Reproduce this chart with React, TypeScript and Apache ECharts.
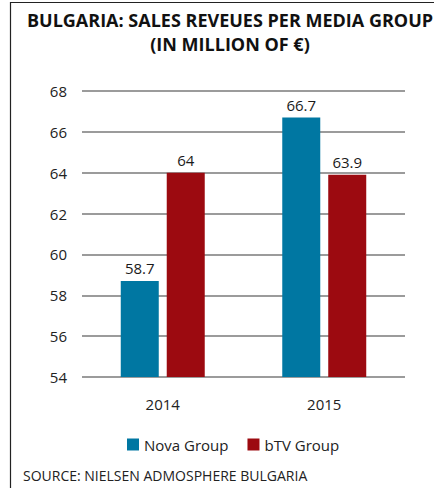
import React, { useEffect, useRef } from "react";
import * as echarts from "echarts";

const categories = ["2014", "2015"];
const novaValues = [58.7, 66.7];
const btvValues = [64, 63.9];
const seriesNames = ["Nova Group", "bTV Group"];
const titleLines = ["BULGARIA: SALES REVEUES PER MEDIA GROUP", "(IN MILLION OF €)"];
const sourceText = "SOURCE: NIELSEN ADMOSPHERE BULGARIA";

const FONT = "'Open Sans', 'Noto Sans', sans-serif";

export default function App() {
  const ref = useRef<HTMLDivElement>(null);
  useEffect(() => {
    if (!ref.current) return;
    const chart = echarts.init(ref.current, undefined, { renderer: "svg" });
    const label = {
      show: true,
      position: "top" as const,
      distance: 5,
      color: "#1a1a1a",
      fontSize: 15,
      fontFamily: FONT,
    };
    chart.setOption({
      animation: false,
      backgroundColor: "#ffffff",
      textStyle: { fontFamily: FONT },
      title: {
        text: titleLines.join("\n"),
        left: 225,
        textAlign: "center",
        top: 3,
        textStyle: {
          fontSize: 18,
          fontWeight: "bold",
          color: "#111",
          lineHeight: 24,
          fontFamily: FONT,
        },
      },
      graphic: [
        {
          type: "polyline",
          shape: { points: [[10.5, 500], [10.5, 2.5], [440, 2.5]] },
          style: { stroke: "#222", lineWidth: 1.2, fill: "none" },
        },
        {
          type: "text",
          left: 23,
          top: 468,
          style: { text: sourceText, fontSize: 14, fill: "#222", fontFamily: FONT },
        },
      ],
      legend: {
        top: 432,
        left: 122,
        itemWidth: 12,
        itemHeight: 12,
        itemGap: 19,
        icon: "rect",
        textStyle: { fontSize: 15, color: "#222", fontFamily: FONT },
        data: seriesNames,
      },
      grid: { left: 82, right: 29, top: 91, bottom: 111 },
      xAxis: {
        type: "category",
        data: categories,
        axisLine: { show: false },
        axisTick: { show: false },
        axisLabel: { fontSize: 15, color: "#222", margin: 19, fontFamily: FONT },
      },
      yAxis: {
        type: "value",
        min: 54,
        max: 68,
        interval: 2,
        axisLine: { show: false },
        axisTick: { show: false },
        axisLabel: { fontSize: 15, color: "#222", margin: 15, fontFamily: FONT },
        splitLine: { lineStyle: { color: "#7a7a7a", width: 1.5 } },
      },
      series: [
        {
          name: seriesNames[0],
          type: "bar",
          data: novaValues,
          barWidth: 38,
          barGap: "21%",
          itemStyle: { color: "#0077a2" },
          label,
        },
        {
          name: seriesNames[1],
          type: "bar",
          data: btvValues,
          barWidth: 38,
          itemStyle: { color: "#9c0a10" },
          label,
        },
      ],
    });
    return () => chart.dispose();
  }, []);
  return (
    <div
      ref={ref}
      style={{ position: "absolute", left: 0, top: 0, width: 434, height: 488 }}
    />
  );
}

======

Exercise aim - Copy the data exactly. Any picture it contains is to be omitted.

Problem solution -
Reproduce this chart with React, TypeScript and Apache ECharts.
import React, { useEffect, useRef } from "react";
import * as echarts from "echarts";

const categories = ["2014", "2015"];
const novaValues = [58.7, 66.7];
const btvValues = [64, 63.9];
const seriesNames = ["Nova Group", "bTV Group"];
const titleLines = ["BULGARIA: SALES REVEUES PER MEDIA GROUP", "(IN MILLION OF €)"];
const sourceText = "SOURCE: NIELSEN ADMOSPHERE BULGARIA";

const FONT = "'Open Sans', 'Noto Sans', sans-serif";

export default function App() {
  const ref = useRef<HTMLDivElement>(null);
  useEffect(() => {
    if (!ref.current) return;
    const chart = echarts.init(ref.current, undefined, { renderer: "svg" });
    const label = {
      show: true,
      position: "top" as const,
      distance: 5,
      color: "#1a1a1a",
      fontSize: 15,
      fontFamily: FONT,
    };
    chart.setOption({
      animation: false,
      backgroundColor: "#ffffff",
      textStyle: { fontFamily: FONT },
      title: {
        text: titleLines.join("\n"),
        left: 225,
        textAlign: "center",
        top: 3,
        textStyle: {
          fontSize: 18,
          fontWeight: "bold",
          color: "#111",
          lineHeight: 24,
          fontFamily: FONT,
        },
      },
      graphic: [
        {
          type: "polyline",
          shape: { points: [[10.5, 500], [10.5, 2.5], [440, 2.5]] },
          style: { stroke: "#222", lineWidth: 1.2, fill: "none" },
        },
        {
          type: "text",
          left: 23,
          top: 468,
          style: { text: sourceText, fontSize: 14, fill: "#222", fontFamily: FONT },
        },
      ],
      legend: {
        top: 432,
        left: 122,
        itemWidth: 12,
        itemHeight: 12,
        itemGap: 19,
        icon: "rect",
        textStyle: { fontSize: 15, color: "#222", fontFamily: FONT },
        data: seriesNames,
      },
      grid: { left: 82, right: 29, top: 91, bottom: 111 },
      xAxis: {
        type: "category",
        data: categories,
        axisLine: { show: false },
        axisTick: { show: false },
        axisLabel: { fontSize: 15, color: "#222", margin: 19, fontFamily: FONT },
      },
      yAxis: {
        type: "value",
        min: 54,
        max: 68,
        interval: 2,
        axisLine: { show: false },
        axisTick: { show: false },
        axisLabel: { fontSize: 15, color: "#222", margin: 15, fontFamily: FONT },
        splitLine: { lineStyle: { color: "#7a7a7a", width: 1.5 } },
      },
      series: [
        {
          name: seriesNames[0],
          type: "bar",
          data: novaValues,
          barWidth: 38,
          barGap: "21%",
          itemStyle: { color: "#0077a2" },
          label,
        },
        {
          name: seriesNames[1],
          type: "bar",
          data: btvValues,
          barWidth: 38,
          itemStyle: { color: "#9c0a10" },
          label,
        },
      ],
    });
    return () => chart.dispose();
  }, []);
  return (
    <div
      ref={ref}
      style={{ position: "absolute", left: 0, top: 0, width: 434, height: 488 }}
    />
  );
}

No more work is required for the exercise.